I really love all the stripey junctions across the sweater and how beautifully they all line up. The designer did an incredible job of thinking that through and it makes an exquisite FO. The sort of thing that makes even fellow crafters say, “Did you make that?” I did and I love it.
Have you ever been so enthusiastic about finishing a project that you hurt yourself? Did you learn your lesson or do you still get caught up in deadlines?
In my continued quest to expand my warm weather me-made wardrobe, I made this swing-y tank out of a cotton/wool blend. It’s so pleasant to toss on in the worst of the heat and still feels cute. If you’re going to sweat on your clothes, natural fibers make it a more comfortable experience.
My one complaint about the pattern is that the armholes are much too big. I had read this in the project notes on Ravelry, but entirely forgot to compensate for it when I was knitting. Since taking these photos I have been wearing it with a cute bralette like my Josephine Swing Top and I am finding I like that look better. The oversized armholes definitely are not going to keep me from wearing this top a ton!
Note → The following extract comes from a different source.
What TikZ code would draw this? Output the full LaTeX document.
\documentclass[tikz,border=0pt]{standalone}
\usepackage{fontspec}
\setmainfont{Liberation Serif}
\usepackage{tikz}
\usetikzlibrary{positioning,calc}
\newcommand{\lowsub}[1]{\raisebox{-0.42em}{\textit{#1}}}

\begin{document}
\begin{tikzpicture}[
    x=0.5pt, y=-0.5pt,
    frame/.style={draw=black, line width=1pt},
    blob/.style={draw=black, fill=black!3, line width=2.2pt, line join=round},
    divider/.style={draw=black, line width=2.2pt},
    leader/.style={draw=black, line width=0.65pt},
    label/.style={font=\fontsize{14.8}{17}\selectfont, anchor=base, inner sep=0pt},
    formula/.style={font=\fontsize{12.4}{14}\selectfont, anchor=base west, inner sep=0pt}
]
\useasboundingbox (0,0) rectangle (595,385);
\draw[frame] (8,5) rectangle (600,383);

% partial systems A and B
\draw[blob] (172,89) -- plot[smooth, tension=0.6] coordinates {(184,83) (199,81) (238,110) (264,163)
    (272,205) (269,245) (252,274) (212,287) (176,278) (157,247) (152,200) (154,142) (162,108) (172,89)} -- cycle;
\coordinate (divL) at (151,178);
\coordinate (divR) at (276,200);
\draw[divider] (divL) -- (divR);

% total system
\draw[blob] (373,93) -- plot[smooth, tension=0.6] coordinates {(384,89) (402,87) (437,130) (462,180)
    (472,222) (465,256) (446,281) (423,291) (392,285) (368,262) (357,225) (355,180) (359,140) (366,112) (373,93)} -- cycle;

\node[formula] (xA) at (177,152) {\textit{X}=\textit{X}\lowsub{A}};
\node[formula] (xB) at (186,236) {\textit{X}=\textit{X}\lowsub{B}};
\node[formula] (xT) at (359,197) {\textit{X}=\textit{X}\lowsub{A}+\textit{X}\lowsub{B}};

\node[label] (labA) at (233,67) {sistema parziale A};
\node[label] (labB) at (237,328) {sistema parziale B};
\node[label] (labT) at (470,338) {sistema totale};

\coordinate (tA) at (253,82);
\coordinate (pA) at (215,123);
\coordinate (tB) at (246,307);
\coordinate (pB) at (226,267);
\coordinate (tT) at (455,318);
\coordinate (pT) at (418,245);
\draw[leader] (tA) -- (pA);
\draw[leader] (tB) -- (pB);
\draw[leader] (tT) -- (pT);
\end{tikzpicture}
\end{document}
I really like how the stripes worked out. I’m not sure how well it reads in the pictures, but this tank is knit from a pale blue grey and a mint-y blue in single row stripes. I like how it reads as solid-colored from a distance and the colorwork is only visible once you get nearer.
Are you a fan of colorwork with colorways of similar values? Let me know!
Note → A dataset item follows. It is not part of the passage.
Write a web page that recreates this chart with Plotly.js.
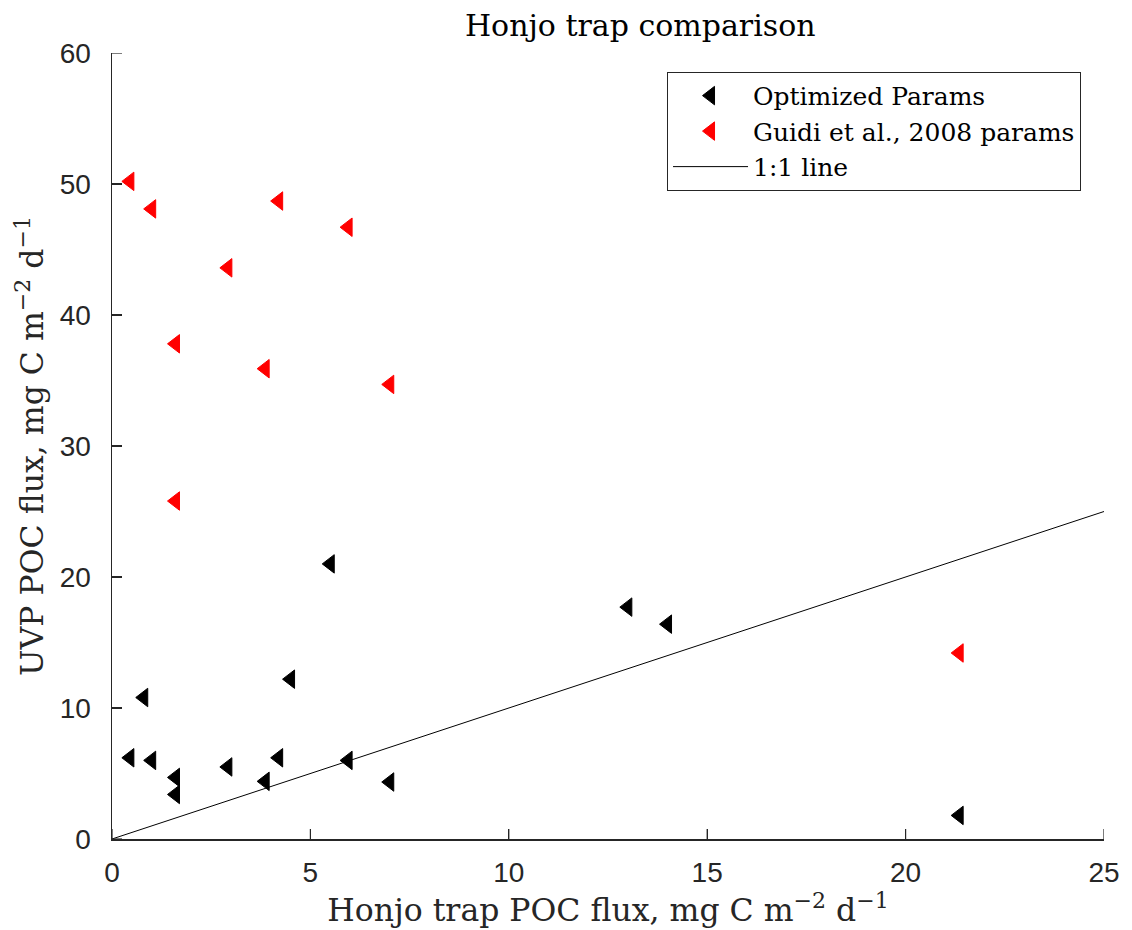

I am lucky enough to know many talented knitwear designers, as well as many talented knitters. And for the most part the only thing that separates those groups is that one publishes patterns and the other doesn’t. But there is one topic that I have found these two groups tend to treat differently – garment ease.
What is ease? Ease is the difference in size between the finished object and the person wearing it, generally measured at the bust. So positive ease means the garment is larger than the person’s bust, no ease means they’re the same size, and negative ease means the garment is smaller.
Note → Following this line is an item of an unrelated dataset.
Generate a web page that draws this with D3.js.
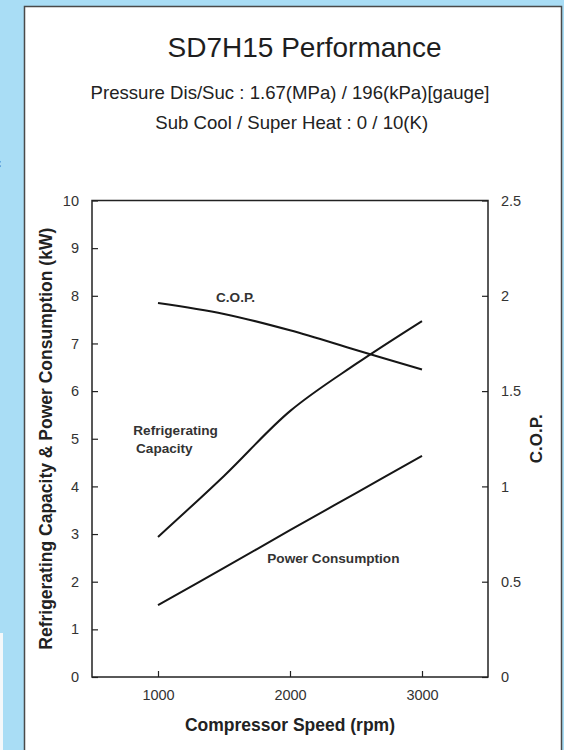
<!DOCTYPE html>
<html>
<head>
<meta charset="utf-8">
<script src="https://cdn.jsdelivr.net/npm/d3@7"></script>
<style>
  html, body { margin: 0; padding: 0; background: #a9ddf5; }
  svg { display: block; }
  text { font-family: "Liberation Sans", Arial, Helvetica, sans-serif; }
</style>
</head>
<body>
<script>
// ---- data ----
const speeds = [1000, 1500, 2000, 2500, 3000];          // rpm
const capacity = [2.94, 4.22, 5.58, 6.57, 7.47];        // kW
const power = [1.51, 2.29, 3.08, 3.86, 4.64];           // kW
const cop = [1.962, 1.905, 1.819, 1.716, 1.613];        // C.O.P.
const xTicks = [1000, 2000, 3000];
const yLeftTicks = [0, 1, 2, 3, 4, 5, 6, 7, 8, 9, 10];
const yRightTicks = [0, 0.5, 1, 1.5, 2, 2.5];

(function () {
const W = 564, H = 750;
const svg = d3.select("body").append("svg").attr("width", W).attr("height", H);

// background panel
svg.append("rect").attr("x", 0).attr("y", 0).attr("width", W).attr("height", H).attr("fill", "#a9ddf5");
svg.append("rect").attr("x", 0).attr("y", 633).attr("width", 3).attr("height", H - 633).attr("fill", "#f4f8fa");
svg.append("text").attr("x", -6).attr("y", 168).attr("font-size", 14).attr("fill", "#333").text("c");
svg.append("rect").attr("x", 24.5).attr("y", 6.5).attr("width", 537).attr("height", H)
  .attr("fill", "#ffffff").attr("stroke", "#4a4a4a").attr("stroke-width", 1.5);

// titles
svg.append("text").attr("x", 304.5).attr("y", 57).attr("text-anchor", "middle")
  .attr("font-size", 28).attr("fill", "#1e1e1e").text("SD7H15 Performance");
svg.append("text").attr("x", 290).attr("y", 99).attr("text-anchor", "middle")
  .attr("font-size", 18.6).attr("fill", "#222").text("Pressure Dis/Suc : 1.67(MPa) / 196(kPa)[gauge]");
svg.append("text").attr("x", 291.7).attr("y", 128.5).attr("text-anchor", "middle")
  .attr("font-size", 18.6).attr("fill", "#222").text("Sub Cool / Super Heat : 0 / 10(K)");

// scales
const pLeft = 92, pRight = 488, pTop = 200.5, pBottom = 677;
const x = d3.scaleLinear().domain([500, 3500]).range([pLeft, pRight]);
const yL = d3.scaleLinear().domain([0, 10]).range([pBottom, pTop]);
const yR = d3.scaleLinear().domain([0, 2.5]).range([pBottom, pTop]);

const g = svg.append("g");

function styleAxis(sel) {
  sel.select(".domain").remove();
  sel.selectAll(".tick line").attr("stroke", "#222").attr("stroke-width", 1.2);
  sel.selectAll(".tick text").attr("fill", "#333").attr("font-size", 14.5)
    .attr("font-family", "'Liberation Sans', Arial, Helvetica, sans-serif");
}

g.append("g").attr("transform", `translate(${pLeft},0)`)
  .call(d3.axisLeft(yL).tickValues(yLeftTicks).tickSizeInner(-6).tickSizeOuter(0).tickPadding(13).tickFormat(d3.format("d")))
  .call(styleAxis);
g.append("g").attr("transform", `translate(${pRight},0)`)
  .call(d3.axisRight(yR).tickValues(yRightTicks).tickSizeInner(-6).tickSizeOuter(0).tickPadding(13).tickFormat(d => String(d)))
  .call(styleAxis);
g.append("g").attr("transform", `translate(0,${pBottom})`)
  .call(d3.axisBottom(x).tickValues(xTicks).tickSizeInner(-6).tickSizeOuter(0).tickPadding(13).tickFormat(d3.format("d")))
  .call(styleAxis);

// frame
g.append("rect").attr("x", pLeft).attr("y", pTop).attr("width", pRight - pLeft).attr("height", pBottom - pTop)
  .attr("fill", "none").attr("stroke", "#222").attr("stroke-width", 1.5);

// lines
const lineL = d3.line().x((d, i) => x(speeds[i])).y(d => yL(d)).curve(d3.curveCatmullRom);
const lineR = d3.line().x((d, i) => x(speeds[i])).y(d => yR(d)).curve(d3.curveCatmullRom);
const lineStyle = p => p.attr("fill", "none").attr("stroke", "#161616").attr("stroke-width", 2);
g.append("path").datum(capacity).attr("d", lineL).call(lineStyle);
g.append("path").datum(power).attr("d", lineL).call(lineStyle);
g.append("path").datum(cop).attr("d", lineR).call(lineStyle);

// series labels
const lab = (tx, ty, s) => g.append("text").attr("x", tx).attr("y", ty).attr("font-size", 13.6)
  .attr("font-weight", "bold").attr("fill", "#333").text(s);
lab(216, 301.7, "C.O.P.");
lab(133.3, 435, "Refrigerating");
lab(136, 453.3, "Capacity");
lab(267.3, 563.3, "Power Consumption");

// axis titles
svg.append("text").attr("x", 290).attr("y", 731).attr("text-anchor", "middle")
  .attr("font-size", 17.5).attr("font-weight", "bold").attr("fill", "#222").text("Compressor Speed (rpm)");
svg.append("text").attr("transform", `translate(51.5,${(pTop + pBottom) / 2}) rotate(-90)`)
  .attr("text-anchor", "middle").attr("font-size", 17.5).attr("font-weight", "bold").attr("fill", "#222")
  .text("Refrigerating Capacity & Power Consumption (kW)");
svg.append("text").attr("transform", `translate(542,${(pTop + pBottom) / 2}) rotate(-90)`)
  .attr("text-anchor", "middle").attr("font-size", 17).attr("font-weight", "bold").attr("fill", "#222")
  .text("C.O.P.");
})();
</script>
</body>
</html>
Generally, I see designers embracing ease. They publish patterns with many inches of positive ease and encourage their customers to knit with the designed fit. And I see so many knitters nervous about following the suggested ease. They feel like they’ll drown in an oversized garment and knit smaller sizes they feel comfortable with.
I think many knitters are uncomfortable with ease because they think a larger garment will make them look fat. They find it scary to make a garment as big as an oversized one. First of all, this belief is false and oversized garments do not automatically make a person look larger. And second of all, so what if they do? Why is it so important to signal thinness?
The other thing I think knitters who reject ease end up rejecting is comfort. Garments with more ease are literally easier to move in. The word “oversized” immediately conjures images of sweats, worn while lounging. Don’t we all deserve, and need, more comfort in our lives? It is such an act of self-care to spend time crafting something that will bring you comfort each time you wear it.
There are many wonderful styles of clothing in the world, and I want more of us to consider positive ease as part of our sartorial playbook. It can look put together and fashionable just as much as close-fitting clothing – that comes down to proportions and fit in specific areas like the shoulders. I want us to worry less about looking fat in our clothes and focus more on how they make us feel. I want us to clothe ourselves so we can move freely and feel enveloped in comfort. I want us to be at ease.